The second symphony, a petite one-movement work, could loosely be described as a realist tone poem, informed as much by Liszt as the revolution itself. Beginning with a sequence of darkly chaotic, building atonality not dissimilar from the opening of Haydn’s Creation symphony, this is Shostakovich clamouring for originality and giving conventional structures a hearty throttle, before succumbing to the usual by tacking on a distinctly populist choral finale. Rather unsurprisingly, it was one of Shostakovich's most poorly received works for this capitulation.

Gergiev and the Mariinsky aren’t blind to the rather jarring shift, and actually go some distance to restoring the balance – the opening burrows around, searching for any kind of tonal handle to grasp as the score suggests, but that choral finale is made to be as brutal and powerful as possible. It renews this curio, giving it some innovative context rather than veering haphazardly from dark beginning to light conclusion.

There’s comparatively far less an interpreter can do with the 11th symphony, though, due to its mammoth scale and emotional range. Absolute faithfulness is the more usual tack for orchestras approaching it, and the Mariinsky is no exception. Early care is taken with maintaining an atmosphere of stillness in the opening Adagio, stillness that is designed to evoke the frosted streets of St Petersburg with due starkness. In fact, so much latent menace stalks the movement that when the thunderous percussion arrives in the second movement it’s a real shock to the eardrums, and a welcome one at that.

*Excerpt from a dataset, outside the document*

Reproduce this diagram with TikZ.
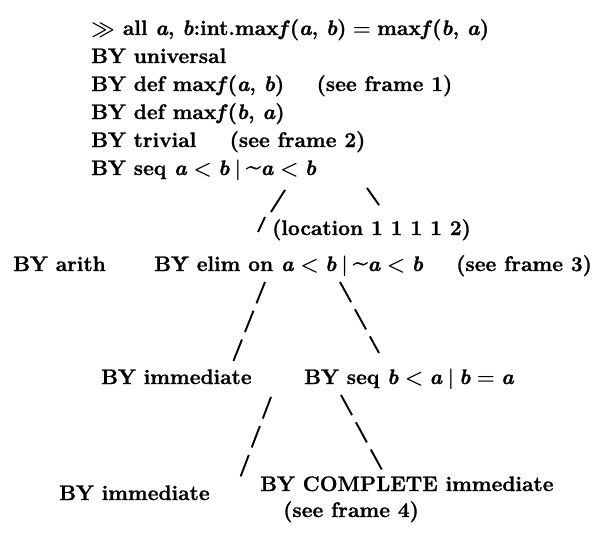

Closing with a funereal cor anglais solo that appears to make time stand still, bell chimes and a typically bravura finale, the 11th as imagined by Gergiev succeeds in teasing cinematic minutiae from every available pore. Not only has he and his attentive orchestra faithfully and artfully scaled one of the composer’s highest peaks with the 11th, they’ve gone some way to invigorating a less popular work with the second. And that, all things considered, is impressive.